● **The exercise**: Reply with one number: how many lines contain the word "seaborn".
##### Task material
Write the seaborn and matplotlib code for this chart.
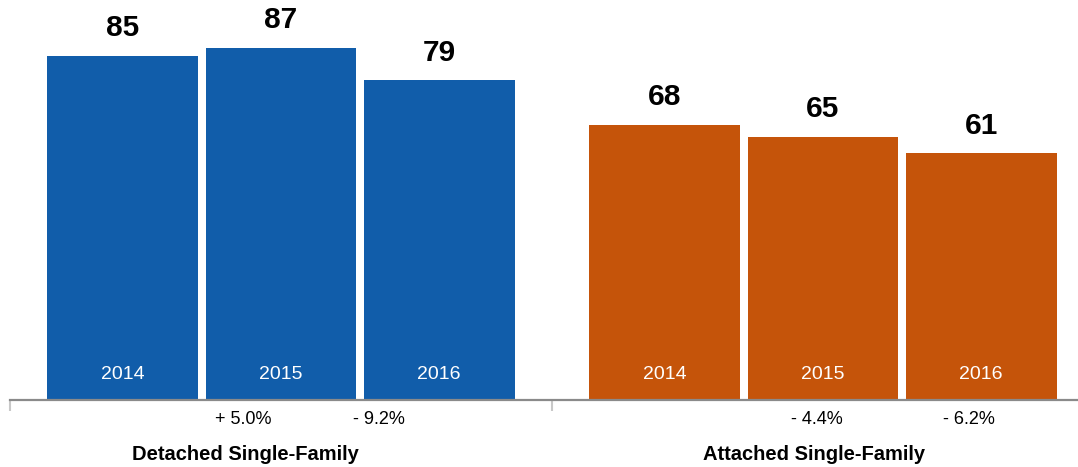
import matplotlib
matplotlib.use("Agg")
import matplotlib.pyplot as plt
import matplotlib.transforms as mtransforms
import seaborn as sns
import pandas as pd

# Data
groups = ["Detached Single-Family", "Attached Single-Family"]
years = ["2014", "2015", "2016"]
detached = [85, 87, 79]
attached = [68, 65, 61]
changes_detached = ["", "+ 5.0%", "- 9.2%"]
changes_attached = ["", "- 4.4%", "- 6.2%"]

group_colors = ["#115DAA", "#C5540A"]

rows = []
for g, vals in zip(groups, [detached, attached]):
    for y, v in zip(years, vals):
        rows.append({"group": g, "year": y, "value": v})
df = pd.DataFrame(rows)

sns.set_theme(style="white")
plt.rcParams["font.family"] = ["Liberation Sans", "DejaVu Sans"]

W, H, DPI = 1078, 467, 100
fig = plt.figure(figsize=(W / DPI, H / DPI), dpi=DPI)
# axes spans past the right edge so both groups share equal width
ax = fig.add_axes([10 / W, (H - 400) / H, 1084 / W, 400 / H])

sns.barplot(data=df, x="group", y="value", hue="year", order=groups,
            hue_order=years, width=0.875, gap=0.045, ax=ax,
            legend=False, saturation=1, linewidth=0)

# colour bars by group
for cont in ax.containers:
    for i, bar in enumerate(cont):
        bar.set_facecolor(group_colors[i])
        bar.set_edgecolor("none")

ax.set_xlim(-0.5, 1.5)
ax.set_ylim(0, 98.8)
ax.set_xlabel("")
ax.set_ylabel("")
ax.set_yticks([])
for s in ["top", "right", "left"]:
    ax.spines[s].set_visible(False)
ax.spines["bottom"].set_color("#8a8a8a")
ax.spines["bottom"].set_linewidth(1.6)

# group separator ticks below the baseline
ax.set_xticks([-0.5, 0.5])
ax.set_xticklabels([])
ax.tick_params(axis="x", bottom=True, length=8, width=1.5,
               color="#c8c8c8", direction="out")
ax.get_xaxis().get_major_ticks()[0].tick1line.set_color("#a0a0a0")

all_vals = [detached, attached]
all_changes = [changes_detached, changes_attached]
change_shift_px = [[0, -38, -60], [0, -6, -12]]
group_shift_px = [-36, -9]

for j, cont in enumerate(ax.containers):
    for i, bar in enumerate(cont):
        cx = bar.get_x() + bar.get_width() / 2
        v = all_vals[i][j]
        ax.text(cx, bar.get_height() + 6.8, f"{v}", ha="center", va="center",
                fontsize=21.5, fontweight="bold", color="#000000")
        ax.text(cx, 6.4, years[j], ha="center", va="center",
                fontsize=14, color="white")
        label = all_changes[i][j]
        if label:
            tr = ax.get_xaxis_transform() + mtransforms.ScaledTranslation(
                change_shift_px[i][j] / DPI, 0, fig.dpi_scale_trans)
            ax.text(cx, -20 / 400, label, transform=tr, ha="center",
                    va="center", fontsize=13, color="#000000")

for i, g in enumerate(groups):
    tr = ax.get_xaxis_transform() + mtransforms.ScaledTranslation(
        group_shift_px[i] / DPI, 0, fig.dpi_scale_trans)
    ax.text(i, -55 / 400, g, transform=tr, ha="center", va="center",
            fontsize=14.5, fontweight="bold", color="#000000")

fig.savefig("out.png", dpi=DPI)
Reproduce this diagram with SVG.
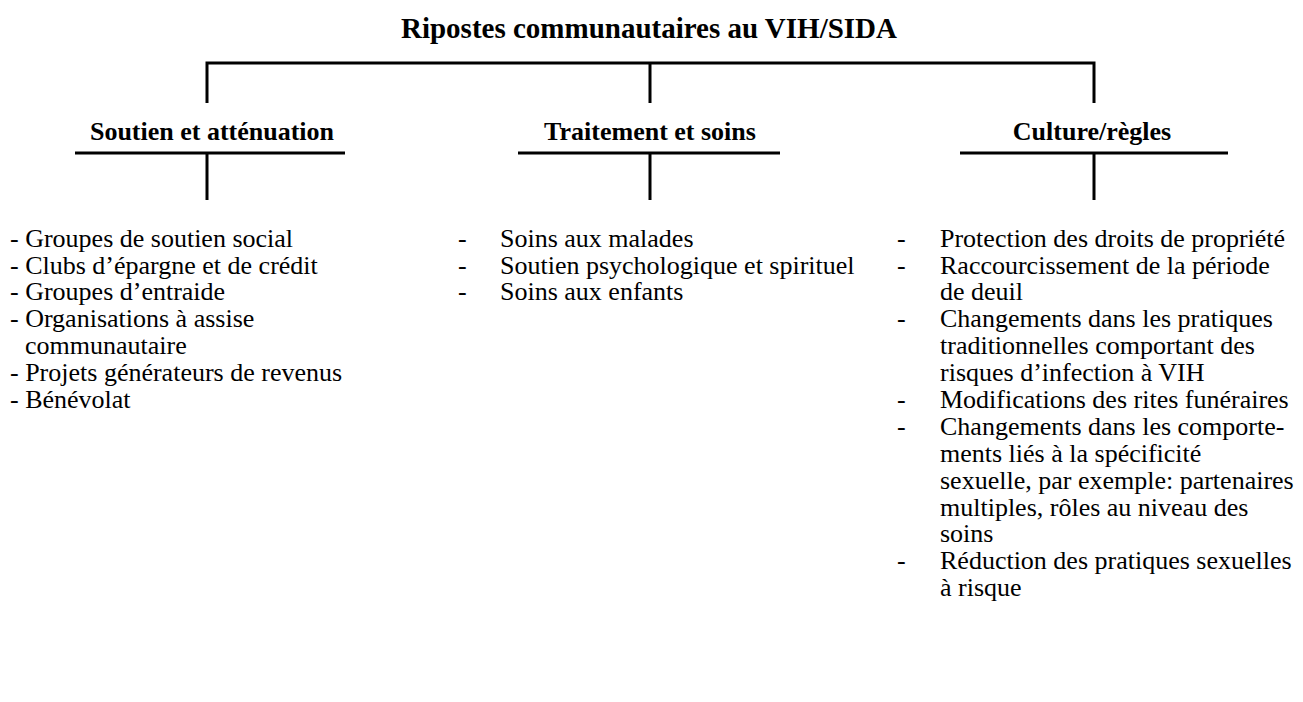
<svg xmlns="http://www.w3.org/2000/svg" width="1303" height="702" viewBox="0 0 1303 702">
<style>
.t{font-family:"Liberation Serif","Times New Roman",serif;font-size:26px;fill:#000}
.b{font-weight:bold;text-anchor:middle}
.h{font-size:29px}
.ln{stroke:#000;stroke-width:3;fill:none}
</style>
<rect width="1303" height="702" fill="#fff"/>
<g id="title"><text class="t b h" x="649" y="38">Ripostes communautaires au VIH/SIDA</text></g>
<g id="connectors">
<path class="ln" d="M207 103V63H1094V103M650 63V103"/>
<path class="ln" d="M75 153H345M207 153V200"/>
<path class="ln" d="M518 153H780M650 153V200"/>
<path class="ln" d="M960 153H1228M1094 153V200"/>
</g>
<g id="n1"><text class="t b" x="212" y="140">Soutien et atténuation</text>
<text class="t" x="10" y="247">- Groupes de soutien social</text>
<text class="t" x="10" y="274">- Clubs d’épargne et de crédit</text>
<text class="t" x="10" y="300">- Groupes d’entraide</text>
<text class="t" x="10" y="327">- Organisations à assise</text>
<text class="t" x="25" y="354">communautaire</text>
<text class="t" x="10" y="381">- Projets générateurs de revenus</text>
<text class="t" x="10" y="408">- Bénévolat</text>
</g>
<g id="n2"><text class="t b" x="650" y="140">Traitement et soins</text>
<text class="t" x="458" y="247">-</text><text class="t" x="500" y="247">Soins aux malades</text>
<text class="t" x="458" y="274">-</text><text class="t" x="500" y="274">Soutien psychologique et spirituel</text>
<text class="t" x="458" y="300">-</text><text class="t" x="500" y="300">Soins aux enfants</text>
</g>
<g id="n3"><text class="t b" x="1092" y="140">Culture/règles</text>
<text class="t" x="897" y="247">-</text><text class="t" x="940" y="247">Protection des droits de propriété</text>
<text class="t" x="897" y="274">-</text><text class="t" x="940" y="274">Raccourcissement de la période</text>
<text class="t" x="940" y="300">de deuil</text>
<text class="t" x="897" y="327">-</text><text class="t" x="940" y="327">Changements dans les pratiques</text>
<text class="t" x="940" y="354">traditionnelles comportant des</text>
<text class="t" x="940" y="381">risques d’infection à VIH</text>
<text class="t" x="897" y="408">-</text><text class="t" x="940" y="408">Modifications des rites funéraires</text>
<text class="t" x="897" y="435">-</text><text class="t" x="940" y="435">Changements dans les comporte-</text>
<text class="t" x="940" y="462">ments liés à la spécificité</text>
<text class="t" x="940" y="489">sexuelle, par exemple: partenaires</text>
<text class="t" x="940" y="516">multiples, rôles au niveau des</text>
<text class="t" x="940" y="542">soins</text>
<text class="t" x="897" y="569">-</text><text class="t" x="940" y="569">Réduction des pratiques sexuelles</text>
<text class="t" x="940" y="596">à risque</text>
</g>
</svg>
##########
● **The answer**: 2